The finding that the most-educated and the least-educated are the ones to remain working beyond age 65 years probably reflects two of the components that make work attractive— remuneration and job satisfaction. The most-educated tend to have more interesting jobs with high wage levels. By contrast, the least-educated have significantly lower lifetime incomes and may well be working to maintain living standards. The policy implications are that retirement income policies matter, as do policies such as flexible work arrangements that make work more satisfying.
Tom Karmel
Managing Director, NCVER
Executive summary
Australia will experience substantial demographic change over the coming decades as a consequence of low fertility rates in the recent past and increasing life expectancy. The extent to which these changes will affect economic and social conditions will depend, among other factors, on the ability of older workers to continue working. As a result of the increasing life expectancy and changes to public policies that extend the age at which public pensions are available, individuals may find they need to work to older ages than they had envisaged. Against this background, this study investigates which types of workers, in the last ten years, continued in employment beyond the 'standard' retirement age and explores some of the reasons why they might have been motivated to do so. The analysis uses data from the 1996 Survey of Aspects of Literacy (SAL) and the 2006 Adult Literacy and Life Skills (ALLS) Survey.
Although the definition of the 'standard' retirement age varies substantially across occupations and industries, our analysis compares workers younger than age 65 (observed in 1996) with workers who remain employed beyond the age of 65 (observed in 2006). This allows us to see which groups of workers remain employed in terms of their skill and education levels and how the skill requirements of their jobs and their remuneration change over time. The findings give us some sense of whether older workers remain in the labour force through choice or necessity and could be useful for informing policies that may be necessary to encourage labour force participation at older ages.
This study consists of two broad components. One component provides information about skills, education levels, remuneration and other relevant characteristics (such as occupation and size of employer) of workers who continue to work beyond the standard retirement age.
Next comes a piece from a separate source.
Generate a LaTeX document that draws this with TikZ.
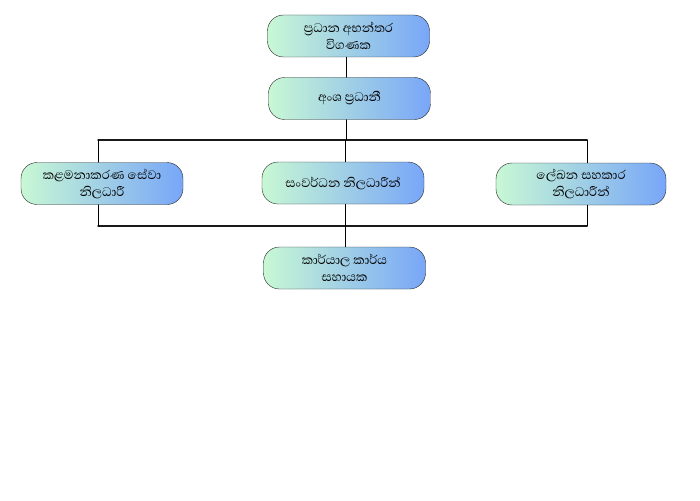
\documentclass[tikz,border=0pt]{standalone}
\usepackage{fontspec}
\newfontfamily\sinhala[Script=Sinhala]{Abhaya Libre}
\definecolor{boxgreen}{HTML}{C8F8D4}
\definecolor{boxblue}{HTML}{78A6F8}
\begin{document}
\begin{tikzpicture}[x=1pt,y=-1pt, font=\sinhala\fontsize{16}{17}\selectfont, line join=round, line cap=round]
 	\tikzset{post/.style={draw=black!85, rounded corners=16pt, left color=boxgreen, right color=boxblue, minimum width=162pt, minimum height=42pt, align=center, inner sep=1pt},
 	link/.style={draw=black, line width=0.7pt}, bus/.style={draw=black!90, line width=1.5pt}}
 	\useasboundingbox (0,0) rectangle (700,500);
 	\node[post] (audit) at (348.5,36) {ප්‍රධාන අභන්තර\\විගණක};
 	\node[post] (head) at (349.5,98.5) {අංශ ප්‍රධානී};
 	\node[post] (mgmt) at (102,183.5) {කළමනාකරණ සේවා\\නිලධාරී};
 	\node[post] (dev) at (343,183) {සංවර්ධන නිලධාරීන්};
 	\node[post, minimum width=170pt] (clerk) at (581,184) {ලේඛන සහකාර\\නිලධාරීන්};
 	\node[post] (office) at (344.5,268) {කාර්යාල කාර්ය\\සහායක};
 	% bus lines
 	\coordinate (upL) at (98,140); \coordinate (upR) at (587,140);
 	\coordinate (loL) at (98,226); \coordinate (loR) at (587,226);
 	\draw[bus] (upL) -- (upR);
 	\draw[bus] (loL) -- (loR);
 	\draw[link] (audit.south -| 346,0) -- (head.north -| 346,0);
 	\draw[link] (head.south -| 346,0) -- (upL -| 346,0);
 	\draw[link] (upL) -- (upL |- mgmt.north);
 	\draw[link] (upR) -- (upR |- clerk.north);
 	\draw[link] (upL -| 345,0) -- (dev.north -| 345,0);
 	\draw[link] (mgmt.south -| loL) -- (loL);
 	\draw[link] (clerk.south -| loR) -- (loR);
 	\draw[link] (dev.south -| 345,0) -- (office.north -| 345,0);
\end{tikzpicture}
\end{document}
The second component involves regression analysis, which allows us to examine the factors that are relevant in explaining labour force participation. Particular attention is paid to the skills of workers who work beyond the standard retirement age and the skills that are required in their jobs.
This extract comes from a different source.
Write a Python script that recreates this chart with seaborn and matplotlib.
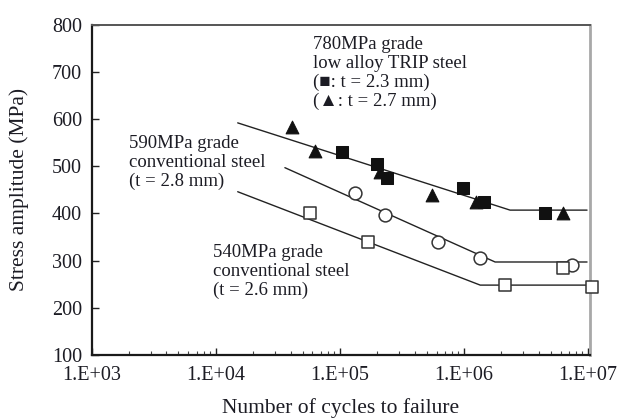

The comparison of the two adult literacy surveys permits an examination of changes over time for specific birth cohorts, allowing us to estimate ageing effects on their labour force participation. Both include information on skill requirements, employment status, individual literacy skills and earnings of people up to age 74 years. Although the two surveys are based on different samples and do not allow longitudinal analysis, they enable us to compare two cohorts of workers younger than age 65 in 1996 (aged 45–54 and 55–64) with a survey undertaken ten years later (where the cohorts are aged 55–64 and 65–74, respectively) to investigate the types of workers who remain employed in terms of skills and skill requirements at work, their education levels and remuneration and other factors.
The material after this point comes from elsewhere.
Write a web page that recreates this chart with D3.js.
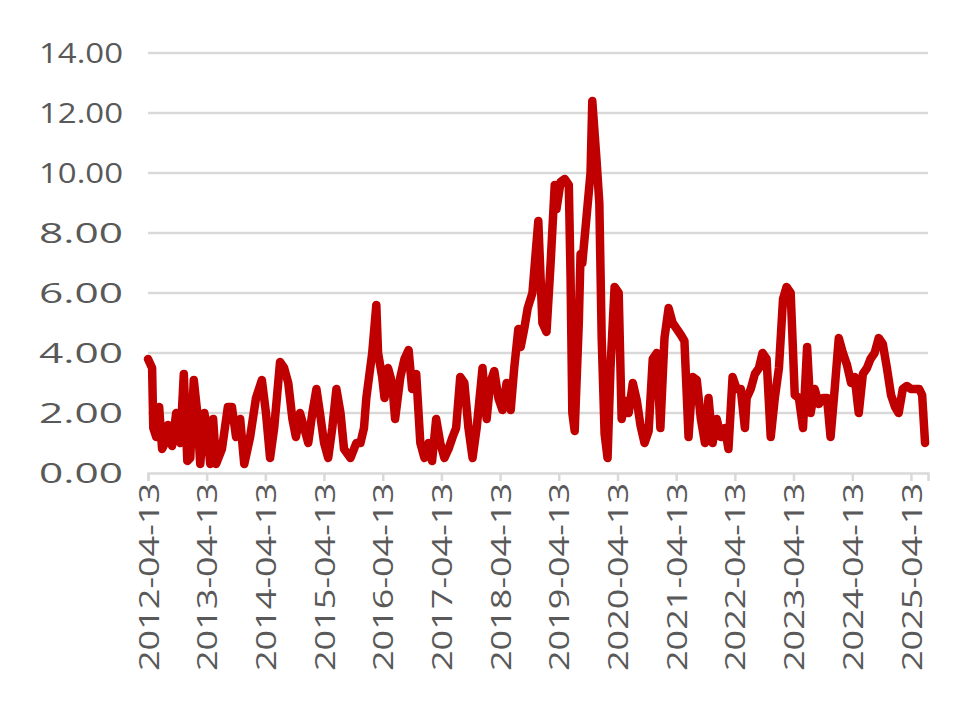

Our analysis pays particular attention to the extent to which worker skills and the skill requirements in their jobs affect their retirement decisions. In addition, we investigate where in the 1996 wage distribution the workers who remained employed in 2006 came from (that is, whether they were predominantly from the top of the distribution or from lower down the distribution). Using estimates from a wage regression model, we can predict the wages of workers in 1996, given the characteristics of persons who work beyond the standard retirement age in 2006. Specifically, we may compare the resulting counterfactual distribution with the actual wage distribution in 1996 to draw inferences about the original position of workers in the wage distribution, given that they have the same characteristics as persons who work beyond age 65 years in 2006. The findings derived from this analysis provide information about the self-selection process of workers into employment beyond the 'standard' retirement age.
The major findings and their implications are highlighted in the points below:
Labour supply determinants:
- Labour force participation rates were around 80% for the population aged 15–54 years and substantially lower for older individuals. The overall labour force participation rate of 65 to 74-year-olds in 2006 was 14%.
- The increase in overall labour force participation between 1996 and 2006 may be attributed predominantly to an increase among women.
- A substantial part of the labour force population without post-school qualifications remains employed beyond age 65 years. The share of workers with vocational qualifications within the birth cohort 1932–41 declined between 1996 and 2006, while the proportion of employed persons with a university degree increased.
- Older workers appear to be relatively well matched to their jobs. Their skills are slightly below average and they tend to work in jobs with relatively low skill requirements.
- Self-assessed skills may matter more for retirement decisions than actual skills. This was especially apparent in females, as those who remain employed consider themselves as highskilled even though this might not actually be the case.
- Differences in individual skills and skill requirements over time and across birth cohorts are rather small.
- An increase in individual literacy increases the propensity to participate in the labour force, although the increase slows down at the higher literacy levels.
- After controlling for relevant characteristics, gender differences in labour force participation remain highly significant.
- Educational attainment is positively associated with labour force participation.
Wage determinants:
-
Older workers are less likely to be full-time employed than younger workers, which affects
weekly wages:- The share of male workers employed full-time in the birth cohorts 1932–41 declined from 87.0% in 1996 to 58.9% in 2006.
- The corresponding share of female workers employed full-time dropped from 37.2% to 23.1% over the same period.
- Wages of highly educated workers who remain employed beyond age 65 years are higher than those of younger age groups.
- The regression results provide evidence for a strong relationship between education and wages. In addition, even after controlling for relevant observable characteristics, a gender wage gap of about 30% may be observed.
Self-selection of older workers into employment:
- Positive self-selection of full-time employed workers aged 55–64 years into full-time employment beyond age 65 is evident in the comparison of wage distributions from 1996 and 2006. Workers who continued in employment had higher wages.
- The most-educated and least-educated groups of workers are more likely to remain employed beyond age 65 years than other groups. Nevertheless, in general there is evidence of positive selection of workers beyond age 65 years into part-time employment as well as full-time employment.